__What needs to be done__:
The listing below begins with the first line you should copy; stop after the line containing "from bokeh.resources import INLINE", and drop every picture.

__Supplied material__:
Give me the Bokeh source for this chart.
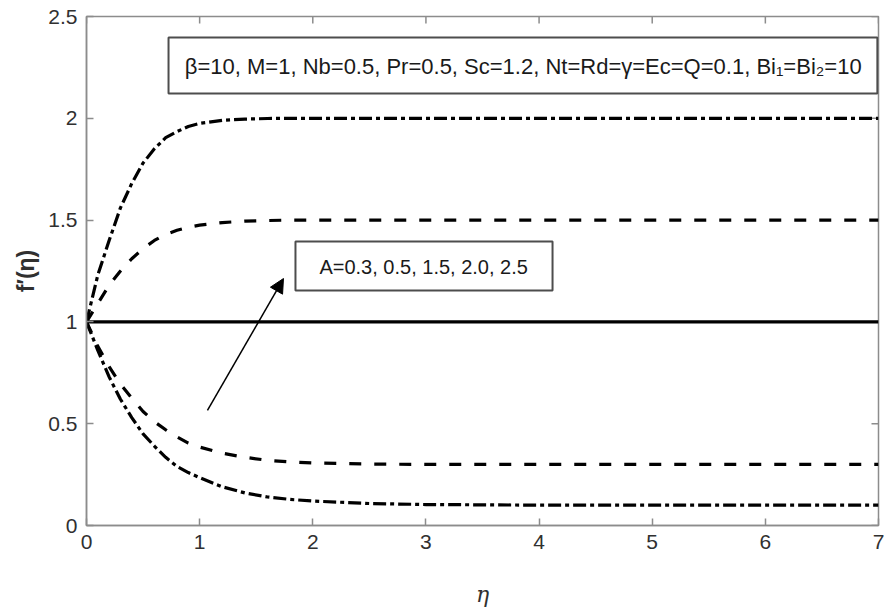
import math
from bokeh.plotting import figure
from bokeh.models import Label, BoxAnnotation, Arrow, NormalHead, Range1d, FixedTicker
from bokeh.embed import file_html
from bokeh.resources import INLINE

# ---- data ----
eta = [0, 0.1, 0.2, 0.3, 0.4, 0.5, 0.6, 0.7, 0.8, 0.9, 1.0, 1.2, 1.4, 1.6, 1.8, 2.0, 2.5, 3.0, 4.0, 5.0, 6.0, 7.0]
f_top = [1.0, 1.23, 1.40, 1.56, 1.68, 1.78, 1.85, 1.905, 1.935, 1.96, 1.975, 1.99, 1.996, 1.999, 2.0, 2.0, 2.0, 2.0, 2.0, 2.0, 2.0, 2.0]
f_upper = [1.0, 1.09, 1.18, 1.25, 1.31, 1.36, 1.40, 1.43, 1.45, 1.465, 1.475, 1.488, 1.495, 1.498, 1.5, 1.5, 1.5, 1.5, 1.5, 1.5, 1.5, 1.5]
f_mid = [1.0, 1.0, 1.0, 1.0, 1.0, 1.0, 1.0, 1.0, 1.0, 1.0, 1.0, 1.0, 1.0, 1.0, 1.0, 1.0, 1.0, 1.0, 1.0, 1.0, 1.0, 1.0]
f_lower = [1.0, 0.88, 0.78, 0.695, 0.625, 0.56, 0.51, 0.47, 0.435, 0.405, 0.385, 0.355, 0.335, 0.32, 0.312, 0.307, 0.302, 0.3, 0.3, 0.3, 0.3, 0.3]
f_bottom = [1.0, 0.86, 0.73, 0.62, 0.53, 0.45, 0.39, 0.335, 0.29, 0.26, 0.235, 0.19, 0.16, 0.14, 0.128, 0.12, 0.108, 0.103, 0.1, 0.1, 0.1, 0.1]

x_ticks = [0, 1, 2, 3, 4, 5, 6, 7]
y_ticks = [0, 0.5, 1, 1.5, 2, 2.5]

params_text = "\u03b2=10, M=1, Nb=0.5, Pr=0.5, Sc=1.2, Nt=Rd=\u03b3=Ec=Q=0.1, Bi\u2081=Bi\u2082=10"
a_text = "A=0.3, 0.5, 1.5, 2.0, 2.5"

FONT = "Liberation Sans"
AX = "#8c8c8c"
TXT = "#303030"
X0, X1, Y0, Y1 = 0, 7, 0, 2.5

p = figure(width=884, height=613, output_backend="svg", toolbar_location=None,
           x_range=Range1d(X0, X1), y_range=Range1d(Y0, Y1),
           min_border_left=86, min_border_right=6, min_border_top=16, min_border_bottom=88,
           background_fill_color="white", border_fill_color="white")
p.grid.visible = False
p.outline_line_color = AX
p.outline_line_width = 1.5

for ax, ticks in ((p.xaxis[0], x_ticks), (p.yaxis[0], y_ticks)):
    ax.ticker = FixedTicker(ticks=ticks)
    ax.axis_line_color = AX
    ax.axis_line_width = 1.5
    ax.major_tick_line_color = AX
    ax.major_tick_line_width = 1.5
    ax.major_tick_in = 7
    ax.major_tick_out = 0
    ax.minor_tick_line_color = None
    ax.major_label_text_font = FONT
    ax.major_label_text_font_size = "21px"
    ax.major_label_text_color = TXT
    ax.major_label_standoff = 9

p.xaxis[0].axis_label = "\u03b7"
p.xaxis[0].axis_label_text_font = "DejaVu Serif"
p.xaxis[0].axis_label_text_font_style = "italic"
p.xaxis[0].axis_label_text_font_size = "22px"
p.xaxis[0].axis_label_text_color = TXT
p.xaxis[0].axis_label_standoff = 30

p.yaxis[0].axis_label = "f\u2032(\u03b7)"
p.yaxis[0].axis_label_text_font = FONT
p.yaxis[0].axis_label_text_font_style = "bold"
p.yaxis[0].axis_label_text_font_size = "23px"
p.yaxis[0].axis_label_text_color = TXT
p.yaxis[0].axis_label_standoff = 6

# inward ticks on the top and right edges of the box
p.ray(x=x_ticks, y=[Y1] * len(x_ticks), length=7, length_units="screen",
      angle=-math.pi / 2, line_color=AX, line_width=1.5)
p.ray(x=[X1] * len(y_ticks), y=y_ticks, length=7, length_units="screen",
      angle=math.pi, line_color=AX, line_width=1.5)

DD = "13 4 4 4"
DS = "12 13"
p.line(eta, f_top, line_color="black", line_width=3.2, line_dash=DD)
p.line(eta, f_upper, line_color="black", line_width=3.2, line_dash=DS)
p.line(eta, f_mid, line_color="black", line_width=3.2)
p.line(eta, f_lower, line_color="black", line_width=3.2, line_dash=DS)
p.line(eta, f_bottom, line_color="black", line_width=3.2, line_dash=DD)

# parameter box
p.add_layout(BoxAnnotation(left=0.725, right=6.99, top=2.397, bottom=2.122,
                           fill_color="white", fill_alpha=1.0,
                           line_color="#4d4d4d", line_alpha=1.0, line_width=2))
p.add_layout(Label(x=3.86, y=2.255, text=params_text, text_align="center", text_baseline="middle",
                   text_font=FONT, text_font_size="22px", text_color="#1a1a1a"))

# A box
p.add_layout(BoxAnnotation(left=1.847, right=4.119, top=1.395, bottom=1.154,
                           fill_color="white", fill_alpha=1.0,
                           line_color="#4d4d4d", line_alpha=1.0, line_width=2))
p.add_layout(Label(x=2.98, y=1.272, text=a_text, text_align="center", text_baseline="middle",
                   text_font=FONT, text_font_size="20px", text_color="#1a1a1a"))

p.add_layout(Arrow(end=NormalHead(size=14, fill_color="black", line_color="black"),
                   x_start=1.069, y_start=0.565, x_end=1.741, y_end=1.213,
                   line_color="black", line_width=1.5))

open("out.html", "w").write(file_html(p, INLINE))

__Response__:
Give me the Bokeh source for this chart.
import math
from bokeh.plotting import figure
from bokeh.models import Label, BoxAnnotation, Arrow, NormalHead, Range1d, FixedTicker
from bokeh.embed import file_html
from bokeh.resources import INLINE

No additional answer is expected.